Mutiara Kalam Khalifatus Khalaf Wal Baqiyatus Salaf
Al Imam Al Quthb Al Habib Abdul Qadir bin Ahmad Assegaf
(Mufti Jeddah)
--------------------------------------
Dahulu para salafunasshalihin selalu menjaga adab dan
menularkannya kepada sang anak, mereka tidak meninggalkan anaknya di Hari
Jum’at kecuali setelah membaca surat al-Kahfi, setelah sang anak merantau ia
merasa tidak memiliki tanggung jawab, apalagi etika sudah jauh dihilangkan,
mereka yang telah menanggalkan adab para salaf sudah sepantasnya untuk
dishalati jenazah meski masih hidup.
Seorang penyair berkata: “Aku melewati etika dan ia sedang
menangis. Akupun bertanya kepadanya: ‘Kenapa seorang pemuda menangis?’ Ia
menjawab: ‘Bagaimana aku tidak menangis apabila keluargaku semuanya selain
makhluk Allah lainnya telah mati.”
Jangankan menjaga etika, memberi salam atau berjabat tangan
saja tidak kenal, apalagi mau menanyakan keadaan orang lain, hal semacam ini
merupakan kemerosotan moral. Apakah kita rela menjadi orang mati yang berjalan
di muka bumi sebelum di kubur, lihatlah misi pengutusan Nabi Muhammad SAW
adalah menghubungkan manusia dengan Allah SWT dan yang kedua membenahi hubungan
sesama manusia.
Anak-anak di masa lalu, kalau sedang bermain lalu ada
seorang alim yang lewat mereka merasa malu kelihatan olehnya, hingga
menyembunyikan diri mereka. Di masa kecil, apabila al-Habib Muhammad bin Hadi
lewat di jalan dan aku belum memakai jubah, jikalau tidak kelihatan aku
berusaha sembunyi, tetapi bila kelihatan aku hampiri beliau dan aku cium tangannya,
kalau sekarang bukan masalah pakaian, tetapi setidaknya mereka memiliki etika.

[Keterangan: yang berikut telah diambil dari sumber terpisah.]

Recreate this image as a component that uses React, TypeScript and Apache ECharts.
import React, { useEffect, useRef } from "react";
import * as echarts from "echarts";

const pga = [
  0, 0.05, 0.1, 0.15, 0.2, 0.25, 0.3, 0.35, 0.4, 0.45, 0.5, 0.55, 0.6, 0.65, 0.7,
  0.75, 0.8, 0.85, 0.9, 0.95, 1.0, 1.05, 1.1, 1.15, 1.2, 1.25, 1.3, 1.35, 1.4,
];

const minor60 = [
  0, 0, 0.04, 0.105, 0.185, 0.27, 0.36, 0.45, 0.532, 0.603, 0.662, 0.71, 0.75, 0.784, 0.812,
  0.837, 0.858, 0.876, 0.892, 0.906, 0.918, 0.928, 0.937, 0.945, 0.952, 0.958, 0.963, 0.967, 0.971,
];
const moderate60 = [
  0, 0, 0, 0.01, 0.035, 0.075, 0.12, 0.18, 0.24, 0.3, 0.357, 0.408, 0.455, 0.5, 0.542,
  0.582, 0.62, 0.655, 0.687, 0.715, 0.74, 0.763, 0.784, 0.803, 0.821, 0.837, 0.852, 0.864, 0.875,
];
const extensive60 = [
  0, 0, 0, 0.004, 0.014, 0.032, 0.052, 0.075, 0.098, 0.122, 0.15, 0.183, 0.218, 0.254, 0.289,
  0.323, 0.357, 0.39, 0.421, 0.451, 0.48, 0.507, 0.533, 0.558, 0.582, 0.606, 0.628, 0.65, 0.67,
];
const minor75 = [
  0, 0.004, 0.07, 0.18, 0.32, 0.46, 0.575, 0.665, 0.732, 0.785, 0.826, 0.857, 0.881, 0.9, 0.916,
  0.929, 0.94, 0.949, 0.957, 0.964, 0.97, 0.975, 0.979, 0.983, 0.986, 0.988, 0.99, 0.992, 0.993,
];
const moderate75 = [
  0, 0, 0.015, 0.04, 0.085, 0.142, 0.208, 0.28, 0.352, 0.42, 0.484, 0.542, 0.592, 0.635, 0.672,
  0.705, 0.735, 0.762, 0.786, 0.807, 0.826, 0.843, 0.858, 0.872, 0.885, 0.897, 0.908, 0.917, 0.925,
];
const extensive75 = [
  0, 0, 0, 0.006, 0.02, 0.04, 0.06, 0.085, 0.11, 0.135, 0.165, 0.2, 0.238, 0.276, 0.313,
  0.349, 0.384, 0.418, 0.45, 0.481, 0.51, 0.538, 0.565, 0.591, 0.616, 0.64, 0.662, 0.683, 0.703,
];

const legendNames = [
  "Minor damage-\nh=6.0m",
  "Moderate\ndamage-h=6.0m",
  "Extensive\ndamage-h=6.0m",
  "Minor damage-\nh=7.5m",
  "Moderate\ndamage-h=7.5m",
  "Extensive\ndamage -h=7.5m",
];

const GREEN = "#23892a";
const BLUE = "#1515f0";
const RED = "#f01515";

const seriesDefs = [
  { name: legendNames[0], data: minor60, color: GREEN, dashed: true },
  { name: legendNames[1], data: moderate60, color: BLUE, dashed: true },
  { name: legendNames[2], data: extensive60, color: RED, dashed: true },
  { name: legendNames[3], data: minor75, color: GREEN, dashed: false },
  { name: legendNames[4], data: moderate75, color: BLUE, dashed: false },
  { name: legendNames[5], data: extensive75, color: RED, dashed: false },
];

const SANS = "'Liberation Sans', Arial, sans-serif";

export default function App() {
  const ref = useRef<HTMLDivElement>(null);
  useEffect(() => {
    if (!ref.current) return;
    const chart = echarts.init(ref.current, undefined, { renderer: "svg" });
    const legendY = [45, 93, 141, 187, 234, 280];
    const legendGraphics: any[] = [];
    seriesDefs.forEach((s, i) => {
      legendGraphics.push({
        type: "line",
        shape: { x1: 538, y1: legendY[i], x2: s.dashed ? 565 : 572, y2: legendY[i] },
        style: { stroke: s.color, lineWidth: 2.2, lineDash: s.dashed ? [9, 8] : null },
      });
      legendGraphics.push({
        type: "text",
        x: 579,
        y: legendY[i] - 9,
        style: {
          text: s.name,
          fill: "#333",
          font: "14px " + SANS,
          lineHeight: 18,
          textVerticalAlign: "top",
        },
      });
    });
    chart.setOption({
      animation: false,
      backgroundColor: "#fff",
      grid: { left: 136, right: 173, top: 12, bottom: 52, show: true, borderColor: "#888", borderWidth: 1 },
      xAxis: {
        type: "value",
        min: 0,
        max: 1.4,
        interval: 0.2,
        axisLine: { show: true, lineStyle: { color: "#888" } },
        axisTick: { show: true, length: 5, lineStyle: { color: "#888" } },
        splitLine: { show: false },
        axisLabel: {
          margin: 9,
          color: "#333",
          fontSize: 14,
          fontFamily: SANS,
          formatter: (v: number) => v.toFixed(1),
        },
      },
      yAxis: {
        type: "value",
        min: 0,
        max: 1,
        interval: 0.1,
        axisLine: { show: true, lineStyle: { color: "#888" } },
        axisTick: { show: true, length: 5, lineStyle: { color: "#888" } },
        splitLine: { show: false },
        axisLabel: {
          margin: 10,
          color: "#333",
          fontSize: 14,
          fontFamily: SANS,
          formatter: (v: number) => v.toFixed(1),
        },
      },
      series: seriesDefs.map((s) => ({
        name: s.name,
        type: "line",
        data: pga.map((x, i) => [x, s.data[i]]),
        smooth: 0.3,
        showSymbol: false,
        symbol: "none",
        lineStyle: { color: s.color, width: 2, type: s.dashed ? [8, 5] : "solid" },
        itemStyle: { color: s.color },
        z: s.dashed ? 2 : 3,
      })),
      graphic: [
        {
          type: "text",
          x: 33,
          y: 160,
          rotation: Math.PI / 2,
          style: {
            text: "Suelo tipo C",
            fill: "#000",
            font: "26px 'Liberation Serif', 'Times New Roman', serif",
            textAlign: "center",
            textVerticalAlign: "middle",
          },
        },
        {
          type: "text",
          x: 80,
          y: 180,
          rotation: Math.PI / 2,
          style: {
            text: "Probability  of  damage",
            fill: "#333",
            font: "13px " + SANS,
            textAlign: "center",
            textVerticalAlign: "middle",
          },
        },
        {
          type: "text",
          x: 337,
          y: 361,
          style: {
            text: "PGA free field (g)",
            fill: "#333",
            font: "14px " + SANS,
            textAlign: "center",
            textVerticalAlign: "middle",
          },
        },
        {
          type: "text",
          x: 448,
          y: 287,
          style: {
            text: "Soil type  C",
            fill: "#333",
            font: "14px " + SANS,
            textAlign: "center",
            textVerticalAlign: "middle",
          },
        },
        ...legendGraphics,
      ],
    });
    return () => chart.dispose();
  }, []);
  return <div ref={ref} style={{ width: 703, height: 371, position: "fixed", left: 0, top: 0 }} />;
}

Jadi tidak cukup seseorang hanya membanggakan nasabnya tanpa mengikuti jejak
salafnya, kita bisa lihat akhlak mereka dalam Kitab Syarah al-’Ainiyah. Penulis
kitab ini adalah al-Imam al-Habib Ahmad bin Zein al-Habsyi, murid dari al-Imam
al-Habib Abdullah bin Alawi al-Haddad.
Sebelum kelahirannya sang ayah punya anak tiga, tetapi
semuanya meninggal dunia masih bayi, tentu saja hal ini membuat ayahnya
kepikiran, hingga suatu hari di tengah jalan ia berpapasan dengan seorang
auliya’ yang memberitahunya, bahwa saat ini istrinya sedang hamil, setelah ia
menanyai istrinya ternyata memang terdapat tanda-tanda kehamilan. Setelah lahir
hingga usia remaja beliau hidup dalam kesederhanaan, bahkan dalam kemiskinan,
tetapi mendapat pendidikan agama yang begitu kuat, hingga beliau merasa haus
akan ilmu.
Untuk mengobati kehausannya ini beliau berangkat ke Tarim
(Hadhramaut – Yemen) untuk menimba ilmu, setelah belajar dari beberapa ulama’,
akhirnya ia pun menyandarkan kendalinya kepada al-Habib Abdullah bin Alawi
al-Haddad, beliau terus melaziminya hingga al-Habib Abdullah al-Haddad
meninggal dunia. Beliau di kenal akan ketakwaan dan keluasan ilmunya, sehingga
setiap fatwa ilmu jikalau berasal darinya, maka tidak ada kalangan ulama’ yang
menyangkalnya.
Al-Habib Muhammad bin Hadi Assegaf mengatakan: “Tiada
rujukan lain bagi kami setelah al-Habib Ahmad bin Zein.” Bahkan para Habaib
kita mengatakan: “Kami menjawab semua pertanyaan, selain pertanyaan yang telah
dijawab oleh al-Habib Ahmad bin Zein.” Tetapi kalau untuk kita dimasa kini
setidaknya kita benahi kerusakan pribadi luar kita.